— START —
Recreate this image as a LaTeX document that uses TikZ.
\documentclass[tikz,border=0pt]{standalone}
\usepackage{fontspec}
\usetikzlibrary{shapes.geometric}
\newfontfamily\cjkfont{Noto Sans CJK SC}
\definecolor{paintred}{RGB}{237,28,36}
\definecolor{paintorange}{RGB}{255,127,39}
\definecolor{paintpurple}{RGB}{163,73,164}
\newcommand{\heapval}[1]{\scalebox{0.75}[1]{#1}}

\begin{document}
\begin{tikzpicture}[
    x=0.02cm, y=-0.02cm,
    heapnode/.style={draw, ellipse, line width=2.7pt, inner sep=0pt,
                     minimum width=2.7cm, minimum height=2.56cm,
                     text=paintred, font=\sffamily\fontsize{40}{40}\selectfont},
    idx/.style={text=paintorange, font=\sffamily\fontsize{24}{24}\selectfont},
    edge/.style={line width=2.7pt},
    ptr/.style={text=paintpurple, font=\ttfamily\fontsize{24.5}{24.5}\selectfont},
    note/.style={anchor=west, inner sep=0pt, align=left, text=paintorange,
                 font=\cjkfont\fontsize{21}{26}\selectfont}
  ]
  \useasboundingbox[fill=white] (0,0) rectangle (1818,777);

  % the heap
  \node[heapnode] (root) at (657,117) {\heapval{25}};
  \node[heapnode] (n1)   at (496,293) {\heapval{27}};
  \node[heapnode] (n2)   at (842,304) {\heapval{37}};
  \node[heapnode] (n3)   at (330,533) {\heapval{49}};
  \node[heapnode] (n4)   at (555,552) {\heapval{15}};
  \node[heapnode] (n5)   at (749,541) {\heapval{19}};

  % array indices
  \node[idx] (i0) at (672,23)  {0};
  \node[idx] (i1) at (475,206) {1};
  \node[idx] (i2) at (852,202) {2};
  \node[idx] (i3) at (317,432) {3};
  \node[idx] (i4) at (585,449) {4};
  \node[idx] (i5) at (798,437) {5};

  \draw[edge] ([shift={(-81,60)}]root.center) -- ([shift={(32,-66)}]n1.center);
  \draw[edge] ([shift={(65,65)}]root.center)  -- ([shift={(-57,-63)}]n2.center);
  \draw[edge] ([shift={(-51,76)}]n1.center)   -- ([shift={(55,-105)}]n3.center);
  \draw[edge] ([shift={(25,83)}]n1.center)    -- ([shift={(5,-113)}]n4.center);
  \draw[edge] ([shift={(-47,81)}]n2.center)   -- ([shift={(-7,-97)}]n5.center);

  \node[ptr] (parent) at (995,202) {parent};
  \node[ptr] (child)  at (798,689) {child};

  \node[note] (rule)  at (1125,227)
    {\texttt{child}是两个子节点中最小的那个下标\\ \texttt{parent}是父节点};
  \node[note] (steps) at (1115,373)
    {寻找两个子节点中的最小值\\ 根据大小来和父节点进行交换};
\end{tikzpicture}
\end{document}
— END —
— START —
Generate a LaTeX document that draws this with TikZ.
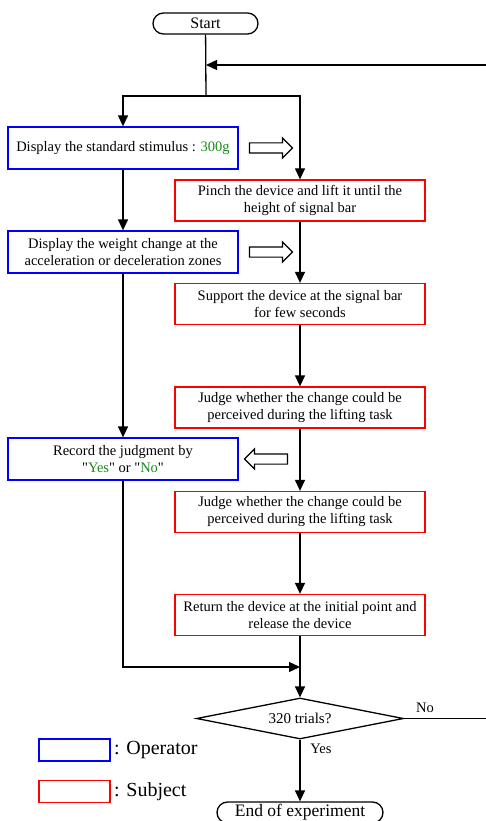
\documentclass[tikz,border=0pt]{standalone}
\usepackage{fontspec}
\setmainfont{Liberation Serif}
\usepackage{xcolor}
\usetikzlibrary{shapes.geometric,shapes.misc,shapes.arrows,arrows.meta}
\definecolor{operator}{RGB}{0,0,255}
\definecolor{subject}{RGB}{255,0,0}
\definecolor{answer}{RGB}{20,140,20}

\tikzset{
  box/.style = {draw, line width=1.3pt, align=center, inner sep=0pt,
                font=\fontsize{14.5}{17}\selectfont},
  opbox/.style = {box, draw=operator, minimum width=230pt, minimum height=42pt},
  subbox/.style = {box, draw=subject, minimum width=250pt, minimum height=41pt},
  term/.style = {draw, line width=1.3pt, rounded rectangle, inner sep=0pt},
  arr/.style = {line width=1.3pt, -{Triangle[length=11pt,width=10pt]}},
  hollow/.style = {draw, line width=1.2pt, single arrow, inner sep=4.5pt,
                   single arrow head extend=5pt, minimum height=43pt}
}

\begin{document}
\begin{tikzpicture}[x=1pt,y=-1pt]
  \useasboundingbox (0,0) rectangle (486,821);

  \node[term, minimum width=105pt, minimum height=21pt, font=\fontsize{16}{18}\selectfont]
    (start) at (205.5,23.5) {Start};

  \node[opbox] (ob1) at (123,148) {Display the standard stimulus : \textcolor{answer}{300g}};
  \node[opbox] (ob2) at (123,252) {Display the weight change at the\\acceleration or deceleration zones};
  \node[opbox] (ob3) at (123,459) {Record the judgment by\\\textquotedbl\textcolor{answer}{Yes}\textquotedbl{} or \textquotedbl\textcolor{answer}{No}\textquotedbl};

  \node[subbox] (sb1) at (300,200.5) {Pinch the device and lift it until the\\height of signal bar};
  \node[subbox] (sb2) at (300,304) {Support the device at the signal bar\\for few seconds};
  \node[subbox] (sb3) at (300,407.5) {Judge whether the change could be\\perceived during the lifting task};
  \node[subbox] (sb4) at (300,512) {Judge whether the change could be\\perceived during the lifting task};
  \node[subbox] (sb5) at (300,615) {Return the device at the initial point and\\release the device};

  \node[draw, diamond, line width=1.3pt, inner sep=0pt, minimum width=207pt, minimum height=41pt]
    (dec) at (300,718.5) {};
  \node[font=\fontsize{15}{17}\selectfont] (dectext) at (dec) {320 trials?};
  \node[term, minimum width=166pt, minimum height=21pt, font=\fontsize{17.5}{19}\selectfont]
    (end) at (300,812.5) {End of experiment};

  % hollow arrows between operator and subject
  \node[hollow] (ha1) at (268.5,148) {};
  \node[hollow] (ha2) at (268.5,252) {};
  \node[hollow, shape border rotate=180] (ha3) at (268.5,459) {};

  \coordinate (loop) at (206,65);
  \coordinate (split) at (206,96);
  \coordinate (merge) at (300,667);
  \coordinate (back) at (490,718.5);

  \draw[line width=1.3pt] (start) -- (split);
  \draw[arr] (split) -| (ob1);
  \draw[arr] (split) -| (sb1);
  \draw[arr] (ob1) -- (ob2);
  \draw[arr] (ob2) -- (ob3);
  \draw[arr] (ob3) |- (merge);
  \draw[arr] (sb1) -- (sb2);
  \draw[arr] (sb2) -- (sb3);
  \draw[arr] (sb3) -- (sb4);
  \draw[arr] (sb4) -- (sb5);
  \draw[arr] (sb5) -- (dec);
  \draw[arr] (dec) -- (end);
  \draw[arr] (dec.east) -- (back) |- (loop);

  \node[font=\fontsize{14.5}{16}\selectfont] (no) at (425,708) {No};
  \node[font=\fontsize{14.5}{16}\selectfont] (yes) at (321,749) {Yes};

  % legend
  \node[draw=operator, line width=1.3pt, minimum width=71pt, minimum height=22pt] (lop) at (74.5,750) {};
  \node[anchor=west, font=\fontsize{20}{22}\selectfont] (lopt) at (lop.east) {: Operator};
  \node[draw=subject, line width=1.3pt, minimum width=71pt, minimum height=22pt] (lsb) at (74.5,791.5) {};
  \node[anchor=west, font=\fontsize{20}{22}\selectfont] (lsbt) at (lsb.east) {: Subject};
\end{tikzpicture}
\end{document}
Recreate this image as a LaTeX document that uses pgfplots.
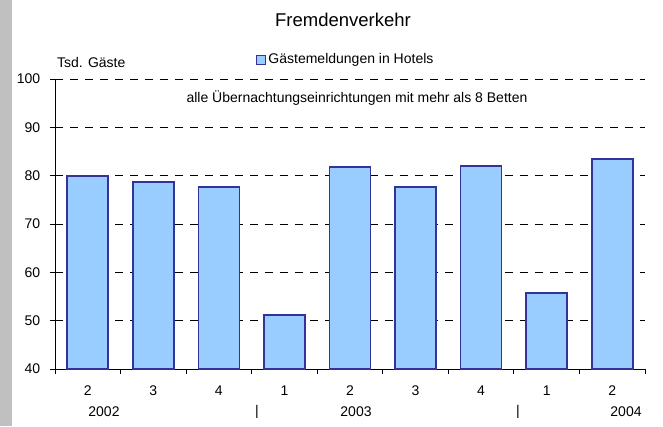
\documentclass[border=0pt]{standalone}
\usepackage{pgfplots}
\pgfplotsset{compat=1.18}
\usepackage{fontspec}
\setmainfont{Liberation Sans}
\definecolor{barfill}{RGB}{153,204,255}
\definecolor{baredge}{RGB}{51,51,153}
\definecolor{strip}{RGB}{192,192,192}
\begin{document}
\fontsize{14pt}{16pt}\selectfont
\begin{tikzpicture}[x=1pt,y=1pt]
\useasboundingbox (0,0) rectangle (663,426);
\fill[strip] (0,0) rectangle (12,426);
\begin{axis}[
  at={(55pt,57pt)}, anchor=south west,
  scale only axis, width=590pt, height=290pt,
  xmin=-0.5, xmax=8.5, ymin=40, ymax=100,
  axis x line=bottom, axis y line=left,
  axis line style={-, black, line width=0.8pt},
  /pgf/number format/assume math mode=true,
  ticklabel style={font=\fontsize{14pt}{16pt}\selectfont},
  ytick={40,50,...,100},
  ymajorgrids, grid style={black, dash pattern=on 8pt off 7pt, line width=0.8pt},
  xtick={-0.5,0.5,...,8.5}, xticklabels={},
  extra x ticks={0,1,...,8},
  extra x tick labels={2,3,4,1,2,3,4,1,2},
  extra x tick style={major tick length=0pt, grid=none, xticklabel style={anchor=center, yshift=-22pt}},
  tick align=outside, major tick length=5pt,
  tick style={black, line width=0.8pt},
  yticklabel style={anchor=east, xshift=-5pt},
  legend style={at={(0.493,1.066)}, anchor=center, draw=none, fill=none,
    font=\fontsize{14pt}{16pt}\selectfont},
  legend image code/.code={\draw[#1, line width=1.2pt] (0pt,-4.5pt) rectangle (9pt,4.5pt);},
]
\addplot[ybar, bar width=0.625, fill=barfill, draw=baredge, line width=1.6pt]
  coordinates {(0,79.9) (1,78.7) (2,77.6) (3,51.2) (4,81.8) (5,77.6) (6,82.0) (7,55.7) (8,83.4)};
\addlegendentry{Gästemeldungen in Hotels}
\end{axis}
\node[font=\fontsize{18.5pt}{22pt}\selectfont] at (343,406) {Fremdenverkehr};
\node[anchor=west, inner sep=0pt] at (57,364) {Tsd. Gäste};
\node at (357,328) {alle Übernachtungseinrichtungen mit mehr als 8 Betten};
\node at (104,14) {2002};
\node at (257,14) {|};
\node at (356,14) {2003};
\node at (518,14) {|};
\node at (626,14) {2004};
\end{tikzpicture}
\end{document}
— END —
— START —
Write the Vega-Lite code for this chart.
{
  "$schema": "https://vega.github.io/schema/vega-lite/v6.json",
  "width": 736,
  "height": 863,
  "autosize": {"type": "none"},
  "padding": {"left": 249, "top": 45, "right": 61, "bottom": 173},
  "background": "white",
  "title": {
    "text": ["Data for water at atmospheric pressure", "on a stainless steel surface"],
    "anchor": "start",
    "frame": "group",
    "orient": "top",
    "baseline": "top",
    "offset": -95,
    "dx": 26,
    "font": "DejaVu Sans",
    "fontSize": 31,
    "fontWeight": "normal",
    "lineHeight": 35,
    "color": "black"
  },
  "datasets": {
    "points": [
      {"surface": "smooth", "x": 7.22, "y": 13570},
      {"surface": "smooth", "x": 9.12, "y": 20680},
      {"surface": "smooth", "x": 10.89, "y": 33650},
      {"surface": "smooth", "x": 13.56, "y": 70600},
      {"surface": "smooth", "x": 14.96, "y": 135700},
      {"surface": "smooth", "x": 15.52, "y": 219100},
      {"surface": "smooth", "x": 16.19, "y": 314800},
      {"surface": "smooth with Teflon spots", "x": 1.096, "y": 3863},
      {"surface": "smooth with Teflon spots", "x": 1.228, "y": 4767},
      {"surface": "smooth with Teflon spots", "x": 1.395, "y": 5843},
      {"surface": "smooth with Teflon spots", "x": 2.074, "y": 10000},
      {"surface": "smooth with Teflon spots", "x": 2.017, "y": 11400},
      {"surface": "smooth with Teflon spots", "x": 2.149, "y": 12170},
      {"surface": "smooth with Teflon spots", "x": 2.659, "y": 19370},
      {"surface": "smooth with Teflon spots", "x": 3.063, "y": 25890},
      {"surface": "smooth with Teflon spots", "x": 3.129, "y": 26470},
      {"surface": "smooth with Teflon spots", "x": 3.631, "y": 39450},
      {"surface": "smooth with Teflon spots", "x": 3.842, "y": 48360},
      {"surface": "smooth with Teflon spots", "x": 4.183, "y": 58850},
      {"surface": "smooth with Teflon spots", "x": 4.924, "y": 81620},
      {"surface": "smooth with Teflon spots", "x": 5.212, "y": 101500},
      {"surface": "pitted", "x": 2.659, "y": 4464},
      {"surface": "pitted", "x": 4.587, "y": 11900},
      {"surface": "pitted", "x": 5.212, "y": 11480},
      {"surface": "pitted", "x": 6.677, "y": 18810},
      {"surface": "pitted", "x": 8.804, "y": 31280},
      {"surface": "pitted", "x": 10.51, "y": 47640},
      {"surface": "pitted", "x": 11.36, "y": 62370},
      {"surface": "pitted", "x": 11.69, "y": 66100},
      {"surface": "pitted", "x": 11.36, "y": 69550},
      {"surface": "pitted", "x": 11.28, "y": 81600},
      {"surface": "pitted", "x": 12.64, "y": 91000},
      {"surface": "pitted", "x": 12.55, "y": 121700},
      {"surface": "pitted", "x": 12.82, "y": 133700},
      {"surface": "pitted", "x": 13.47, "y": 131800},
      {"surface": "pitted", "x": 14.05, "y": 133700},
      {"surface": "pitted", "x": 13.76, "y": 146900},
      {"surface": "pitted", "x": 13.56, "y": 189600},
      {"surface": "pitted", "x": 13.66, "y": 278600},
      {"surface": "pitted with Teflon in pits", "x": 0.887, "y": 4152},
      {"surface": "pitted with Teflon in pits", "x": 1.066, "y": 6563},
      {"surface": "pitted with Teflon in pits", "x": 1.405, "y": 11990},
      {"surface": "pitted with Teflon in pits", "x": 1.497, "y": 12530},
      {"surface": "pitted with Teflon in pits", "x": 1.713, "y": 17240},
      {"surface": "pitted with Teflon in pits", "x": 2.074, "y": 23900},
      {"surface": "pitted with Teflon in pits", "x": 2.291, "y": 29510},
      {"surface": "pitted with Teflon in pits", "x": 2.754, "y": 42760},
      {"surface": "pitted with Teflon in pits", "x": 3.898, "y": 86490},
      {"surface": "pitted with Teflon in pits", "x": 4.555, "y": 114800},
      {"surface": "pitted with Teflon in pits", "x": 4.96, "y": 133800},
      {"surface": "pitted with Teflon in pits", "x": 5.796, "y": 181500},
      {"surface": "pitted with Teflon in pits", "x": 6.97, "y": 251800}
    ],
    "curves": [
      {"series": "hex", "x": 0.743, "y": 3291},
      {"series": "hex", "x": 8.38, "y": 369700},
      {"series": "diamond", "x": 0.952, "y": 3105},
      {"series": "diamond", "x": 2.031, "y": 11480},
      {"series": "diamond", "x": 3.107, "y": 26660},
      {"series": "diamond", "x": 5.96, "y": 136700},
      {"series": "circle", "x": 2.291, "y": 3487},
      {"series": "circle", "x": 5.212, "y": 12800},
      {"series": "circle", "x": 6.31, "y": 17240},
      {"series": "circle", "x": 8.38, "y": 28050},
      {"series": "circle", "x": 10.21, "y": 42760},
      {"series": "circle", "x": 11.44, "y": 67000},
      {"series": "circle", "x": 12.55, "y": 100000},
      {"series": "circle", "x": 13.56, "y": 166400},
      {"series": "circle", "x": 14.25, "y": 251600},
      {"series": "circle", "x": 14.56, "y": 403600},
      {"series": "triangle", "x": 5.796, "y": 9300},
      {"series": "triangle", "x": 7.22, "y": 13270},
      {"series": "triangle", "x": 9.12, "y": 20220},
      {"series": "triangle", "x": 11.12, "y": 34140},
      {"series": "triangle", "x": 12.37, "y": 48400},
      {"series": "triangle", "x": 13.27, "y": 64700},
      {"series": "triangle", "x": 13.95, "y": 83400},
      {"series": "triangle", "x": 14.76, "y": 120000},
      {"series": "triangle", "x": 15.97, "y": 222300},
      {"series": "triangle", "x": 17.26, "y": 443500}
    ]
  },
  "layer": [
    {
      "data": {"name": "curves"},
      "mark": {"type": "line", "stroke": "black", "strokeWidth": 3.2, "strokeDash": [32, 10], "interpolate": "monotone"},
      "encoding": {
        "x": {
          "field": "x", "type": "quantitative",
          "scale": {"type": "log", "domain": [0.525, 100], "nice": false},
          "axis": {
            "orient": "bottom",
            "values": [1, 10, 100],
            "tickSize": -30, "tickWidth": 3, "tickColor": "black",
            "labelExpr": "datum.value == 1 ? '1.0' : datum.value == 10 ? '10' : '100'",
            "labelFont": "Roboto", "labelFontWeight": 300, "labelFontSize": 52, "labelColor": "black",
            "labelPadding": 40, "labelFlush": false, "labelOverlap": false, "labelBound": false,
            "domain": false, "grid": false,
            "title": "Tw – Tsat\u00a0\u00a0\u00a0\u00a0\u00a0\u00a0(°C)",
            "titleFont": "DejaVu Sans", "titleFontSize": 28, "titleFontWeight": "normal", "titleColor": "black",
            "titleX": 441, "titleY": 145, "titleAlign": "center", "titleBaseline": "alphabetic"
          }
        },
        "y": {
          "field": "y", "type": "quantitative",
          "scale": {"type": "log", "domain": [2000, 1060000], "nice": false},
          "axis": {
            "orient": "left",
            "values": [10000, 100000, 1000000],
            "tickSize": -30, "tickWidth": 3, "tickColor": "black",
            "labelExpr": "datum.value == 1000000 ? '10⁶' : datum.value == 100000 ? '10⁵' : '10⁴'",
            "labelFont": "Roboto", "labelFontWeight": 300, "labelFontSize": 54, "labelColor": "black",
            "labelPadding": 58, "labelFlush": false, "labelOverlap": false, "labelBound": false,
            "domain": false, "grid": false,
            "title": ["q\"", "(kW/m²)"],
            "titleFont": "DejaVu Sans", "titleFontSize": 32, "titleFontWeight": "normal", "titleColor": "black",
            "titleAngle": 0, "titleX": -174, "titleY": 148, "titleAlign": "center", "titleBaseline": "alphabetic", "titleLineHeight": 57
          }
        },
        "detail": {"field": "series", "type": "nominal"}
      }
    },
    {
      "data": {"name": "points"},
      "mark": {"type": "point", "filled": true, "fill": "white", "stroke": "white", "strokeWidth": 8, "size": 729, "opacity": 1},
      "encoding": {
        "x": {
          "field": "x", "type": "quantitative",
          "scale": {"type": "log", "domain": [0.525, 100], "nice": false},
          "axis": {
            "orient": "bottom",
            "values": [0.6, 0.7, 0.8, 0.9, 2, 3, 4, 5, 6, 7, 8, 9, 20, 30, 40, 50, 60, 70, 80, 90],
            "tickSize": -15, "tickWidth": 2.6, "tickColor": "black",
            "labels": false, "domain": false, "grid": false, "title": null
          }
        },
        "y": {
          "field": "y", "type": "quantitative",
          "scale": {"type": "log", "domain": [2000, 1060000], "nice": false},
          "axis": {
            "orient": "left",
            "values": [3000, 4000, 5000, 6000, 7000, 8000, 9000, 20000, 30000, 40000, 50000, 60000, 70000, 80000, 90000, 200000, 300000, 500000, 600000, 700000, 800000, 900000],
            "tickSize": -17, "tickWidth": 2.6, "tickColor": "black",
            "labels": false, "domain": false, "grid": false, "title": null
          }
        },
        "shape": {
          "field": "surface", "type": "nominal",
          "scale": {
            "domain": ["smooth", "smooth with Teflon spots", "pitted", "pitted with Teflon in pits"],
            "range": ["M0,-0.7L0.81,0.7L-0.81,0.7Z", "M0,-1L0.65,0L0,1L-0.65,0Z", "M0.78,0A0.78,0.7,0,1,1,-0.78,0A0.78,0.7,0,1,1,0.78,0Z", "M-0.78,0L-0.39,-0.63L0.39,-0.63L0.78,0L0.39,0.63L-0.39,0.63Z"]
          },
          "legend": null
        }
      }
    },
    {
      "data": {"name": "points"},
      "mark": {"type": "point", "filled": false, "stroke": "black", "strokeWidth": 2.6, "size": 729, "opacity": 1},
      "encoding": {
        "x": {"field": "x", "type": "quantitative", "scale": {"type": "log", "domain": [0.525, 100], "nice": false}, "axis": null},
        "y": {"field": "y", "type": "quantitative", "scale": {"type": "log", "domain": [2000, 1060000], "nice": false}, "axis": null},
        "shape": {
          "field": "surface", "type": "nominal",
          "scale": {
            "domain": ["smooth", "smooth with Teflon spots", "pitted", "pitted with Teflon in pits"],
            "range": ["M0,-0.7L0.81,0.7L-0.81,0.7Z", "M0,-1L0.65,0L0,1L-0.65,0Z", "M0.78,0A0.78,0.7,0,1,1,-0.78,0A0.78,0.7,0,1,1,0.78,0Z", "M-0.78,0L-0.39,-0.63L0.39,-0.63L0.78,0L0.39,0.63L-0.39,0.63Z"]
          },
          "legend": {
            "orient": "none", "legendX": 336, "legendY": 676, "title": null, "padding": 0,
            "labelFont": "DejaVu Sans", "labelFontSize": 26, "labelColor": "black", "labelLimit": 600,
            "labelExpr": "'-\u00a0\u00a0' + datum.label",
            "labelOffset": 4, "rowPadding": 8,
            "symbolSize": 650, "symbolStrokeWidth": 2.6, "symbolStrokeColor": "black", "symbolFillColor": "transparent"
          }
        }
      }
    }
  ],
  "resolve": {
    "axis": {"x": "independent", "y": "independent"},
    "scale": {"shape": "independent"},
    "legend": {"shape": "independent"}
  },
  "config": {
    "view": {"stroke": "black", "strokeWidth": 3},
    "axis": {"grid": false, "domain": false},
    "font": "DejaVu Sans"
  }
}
— END —
Objective
Filter the records, keeping only lines that contain "uses", and show those lines.

Exercise response
Recreate this image as a LaTeX document that uses TikZ.
Recreate this image as a LaTeX document that uses pgfplots.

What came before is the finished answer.